**STATED EXERCISE**
Each line containing the word "document" should be found and copied.

::::

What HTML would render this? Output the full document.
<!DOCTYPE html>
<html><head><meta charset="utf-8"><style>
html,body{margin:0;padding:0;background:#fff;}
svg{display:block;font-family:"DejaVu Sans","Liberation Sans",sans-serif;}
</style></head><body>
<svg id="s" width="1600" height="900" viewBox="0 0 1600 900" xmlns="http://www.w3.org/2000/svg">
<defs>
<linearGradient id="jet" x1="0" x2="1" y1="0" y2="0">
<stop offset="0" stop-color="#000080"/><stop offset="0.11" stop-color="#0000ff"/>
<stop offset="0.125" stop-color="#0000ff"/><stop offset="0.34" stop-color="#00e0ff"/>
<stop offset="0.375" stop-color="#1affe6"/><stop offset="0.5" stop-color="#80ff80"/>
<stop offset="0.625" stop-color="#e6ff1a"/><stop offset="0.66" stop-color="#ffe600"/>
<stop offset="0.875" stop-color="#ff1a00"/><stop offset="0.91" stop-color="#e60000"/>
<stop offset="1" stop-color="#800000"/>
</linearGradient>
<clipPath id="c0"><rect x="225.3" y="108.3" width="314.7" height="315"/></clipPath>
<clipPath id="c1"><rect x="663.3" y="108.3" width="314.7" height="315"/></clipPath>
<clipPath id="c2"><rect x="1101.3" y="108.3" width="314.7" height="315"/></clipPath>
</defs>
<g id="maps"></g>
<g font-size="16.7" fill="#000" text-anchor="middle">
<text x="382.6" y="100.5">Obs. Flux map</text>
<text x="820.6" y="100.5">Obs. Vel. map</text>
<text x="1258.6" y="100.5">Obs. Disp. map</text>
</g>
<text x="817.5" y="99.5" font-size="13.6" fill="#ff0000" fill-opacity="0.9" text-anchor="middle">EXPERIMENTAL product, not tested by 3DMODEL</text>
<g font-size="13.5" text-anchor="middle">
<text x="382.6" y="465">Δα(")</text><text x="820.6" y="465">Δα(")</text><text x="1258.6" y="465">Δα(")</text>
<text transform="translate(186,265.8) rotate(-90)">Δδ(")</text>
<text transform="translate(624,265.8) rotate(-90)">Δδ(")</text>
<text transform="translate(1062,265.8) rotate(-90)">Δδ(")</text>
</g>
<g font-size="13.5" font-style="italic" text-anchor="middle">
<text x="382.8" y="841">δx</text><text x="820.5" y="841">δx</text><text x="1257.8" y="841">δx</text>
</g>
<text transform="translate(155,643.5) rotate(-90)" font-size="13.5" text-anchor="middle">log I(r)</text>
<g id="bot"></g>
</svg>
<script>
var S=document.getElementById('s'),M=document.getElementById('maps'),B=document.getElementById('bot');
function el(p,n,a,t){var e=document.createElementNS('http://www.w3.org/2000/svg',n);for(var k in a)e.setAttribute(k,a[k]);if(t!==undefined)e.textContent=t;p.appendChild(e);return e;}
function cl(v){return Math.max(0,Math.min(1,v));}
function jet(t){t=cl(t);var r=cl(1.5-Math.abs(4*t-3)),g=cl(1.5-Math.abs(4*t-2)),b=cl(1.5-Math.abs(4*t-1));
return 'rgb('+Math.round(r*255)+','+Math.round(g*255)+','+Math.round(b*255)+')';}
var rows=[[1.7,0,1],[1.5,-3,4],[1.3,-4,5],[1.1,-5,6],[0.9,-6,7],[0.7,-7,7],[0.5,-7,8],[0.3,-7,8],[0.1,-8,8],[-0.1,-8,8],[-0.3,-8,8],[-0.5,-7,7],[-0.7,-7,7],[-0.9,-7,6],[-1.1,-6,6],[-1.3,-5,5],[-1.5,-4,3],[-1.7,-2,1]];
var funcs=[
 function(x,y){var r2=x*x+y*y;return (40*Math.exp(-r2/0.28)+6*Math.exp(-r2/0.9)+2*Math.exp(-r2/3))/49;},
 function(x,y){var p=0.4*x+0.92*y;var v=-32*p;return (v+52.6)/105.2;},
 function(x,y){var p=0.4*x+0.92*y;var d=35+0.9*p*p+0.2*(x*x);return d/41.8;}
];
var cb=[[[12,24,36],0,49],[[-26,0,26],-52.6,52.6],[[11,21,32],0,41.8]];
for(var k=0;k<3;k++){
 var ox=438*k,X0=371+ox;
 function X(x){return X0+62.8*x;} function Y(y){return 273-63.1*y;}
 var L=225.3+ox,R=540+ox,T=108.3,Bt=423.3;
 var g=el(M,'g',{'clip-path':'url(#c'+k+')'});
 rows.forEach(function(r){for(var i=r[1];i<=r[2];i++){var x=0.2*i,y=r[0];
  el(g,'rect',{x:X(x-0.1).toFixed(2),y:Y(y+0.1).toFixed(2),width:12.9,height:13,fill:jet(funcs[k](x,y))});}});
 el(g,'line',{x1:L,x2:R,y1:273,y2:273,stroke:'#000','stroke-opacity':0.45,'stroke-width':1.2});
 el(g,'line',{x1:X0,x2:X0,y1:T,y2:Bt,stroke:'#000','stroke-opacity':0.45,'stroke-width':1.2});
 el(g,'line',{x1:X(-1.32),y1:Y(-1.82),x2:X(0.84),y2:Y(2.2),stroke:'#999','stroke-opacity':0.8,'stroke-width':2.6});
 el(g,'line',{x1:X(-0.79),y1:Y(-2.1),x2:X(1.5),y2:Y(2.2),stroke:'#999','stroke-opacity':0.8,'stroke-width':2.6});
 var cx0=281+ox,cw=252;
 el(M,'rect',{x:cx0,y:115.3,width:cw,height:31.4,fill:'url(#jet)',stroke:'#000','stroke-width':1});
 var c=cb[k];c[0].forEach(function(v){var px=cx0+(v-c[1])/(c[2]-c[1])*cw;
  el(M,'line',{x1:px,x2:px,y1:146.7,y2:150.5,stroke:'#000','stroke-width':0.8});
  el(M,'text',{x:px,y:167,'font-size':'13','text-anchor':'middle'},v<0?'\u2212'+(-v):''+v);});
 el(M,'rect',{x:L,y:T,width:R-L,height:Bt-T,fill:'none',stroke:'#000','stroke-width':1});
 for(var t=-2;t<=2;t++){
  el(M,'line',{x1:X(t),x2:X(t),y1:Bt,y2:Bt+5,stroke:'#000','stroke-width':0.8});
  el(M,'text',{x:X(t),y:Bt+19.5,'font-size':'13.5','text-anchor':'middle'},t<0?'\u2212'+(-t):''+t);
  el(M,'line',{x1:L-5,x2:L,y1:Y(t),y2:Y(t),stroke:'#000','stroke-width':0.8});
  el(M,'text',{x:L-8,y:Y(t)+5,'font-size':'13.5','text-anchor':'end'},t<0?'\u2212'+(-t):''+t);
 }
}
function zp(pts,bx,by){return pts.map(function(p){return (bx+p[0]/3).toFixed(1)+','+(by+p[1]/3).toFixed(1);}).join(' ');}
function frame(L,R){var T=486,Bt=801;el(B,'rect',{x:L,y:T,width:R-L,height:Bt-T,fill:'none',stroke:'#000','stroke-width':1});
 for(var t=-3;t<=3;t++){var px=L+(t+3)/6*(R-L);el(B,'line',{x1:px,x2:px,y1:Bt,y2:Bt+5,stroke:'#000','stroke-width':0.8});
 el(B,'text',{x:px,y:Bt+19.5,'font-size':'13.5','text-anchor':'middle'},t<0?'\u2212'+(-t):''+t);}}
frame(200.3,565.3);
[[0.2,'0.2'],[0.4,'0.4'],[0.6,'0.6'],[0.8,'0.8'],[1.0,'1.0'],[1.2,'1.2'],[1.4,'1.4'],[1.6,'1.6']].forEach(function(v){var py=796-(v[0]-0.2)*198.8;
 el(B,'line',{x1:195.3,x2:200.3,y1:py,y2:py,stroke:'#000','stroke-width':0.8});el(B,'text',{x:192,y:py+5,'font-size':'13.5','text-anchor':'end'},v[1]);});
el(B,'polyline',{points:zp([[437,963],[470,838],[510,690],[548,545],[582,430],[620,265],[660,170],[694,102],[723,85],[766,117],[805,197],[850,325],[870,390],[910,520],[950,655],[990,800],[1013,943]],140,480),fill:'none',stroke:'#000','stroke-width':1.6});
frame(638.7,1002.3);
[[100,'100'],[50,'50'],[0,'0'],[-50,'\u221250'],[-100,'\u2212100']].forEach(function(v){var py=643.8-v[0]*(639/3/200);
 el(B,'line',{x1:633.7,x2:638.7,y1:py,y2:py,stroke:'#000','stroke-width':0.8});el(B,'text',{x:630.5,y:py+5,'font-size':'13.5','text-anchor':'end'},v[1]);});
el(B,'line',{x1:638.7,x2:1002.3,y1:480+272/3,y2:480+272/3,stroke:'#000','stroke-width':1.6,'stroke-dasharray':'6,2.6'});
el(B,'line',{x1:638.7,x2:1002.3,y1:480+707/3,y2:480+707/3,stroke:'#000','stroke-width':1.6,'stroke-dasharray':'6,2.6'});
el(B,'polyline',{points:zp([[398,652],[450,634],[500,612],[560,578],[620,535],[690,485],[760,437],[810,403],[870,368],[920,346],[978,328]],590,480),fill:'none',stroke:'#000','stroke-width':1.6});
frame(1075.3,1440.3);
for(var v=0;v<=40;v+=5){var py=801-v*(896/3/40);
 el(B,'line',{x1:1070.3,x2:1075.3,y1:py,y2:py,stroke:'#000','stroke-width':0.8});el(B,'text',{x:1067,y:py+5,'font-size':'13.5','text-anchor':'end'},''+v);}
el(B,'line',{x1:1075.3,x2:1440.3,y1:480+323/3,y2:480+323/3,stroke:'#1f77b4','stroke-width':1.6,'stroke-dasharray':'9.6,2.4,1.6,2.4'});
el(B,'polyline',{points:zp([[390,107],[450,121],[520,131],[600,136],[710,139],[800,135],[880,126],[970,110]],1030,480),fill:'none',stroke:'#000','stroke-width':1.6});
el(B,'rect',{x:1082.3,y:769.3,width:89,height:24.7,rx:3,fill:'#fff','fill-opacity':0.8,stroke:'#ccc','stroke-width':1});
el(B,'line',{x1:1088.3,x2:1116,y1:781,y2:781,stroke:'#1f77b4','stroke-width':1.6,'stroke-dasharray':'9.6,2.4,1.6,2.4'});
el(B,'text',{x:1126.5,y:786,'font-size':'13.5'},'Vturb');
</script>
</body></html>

::::

**FINAL RESULT**
What HTML would render this? Output the full document.
var S=document.getElementById('s'),M=document.getElementById('maps'),B=document.getElementById('bot');
function el(p,n,a,t){var e=document.createElementNS('http://www.w3.org/2000/svg',n);for(var k in a)e.setAttribute(k,a[k]);if(t!==undefined)e.textContent=t;p.appendChild(e);return e;}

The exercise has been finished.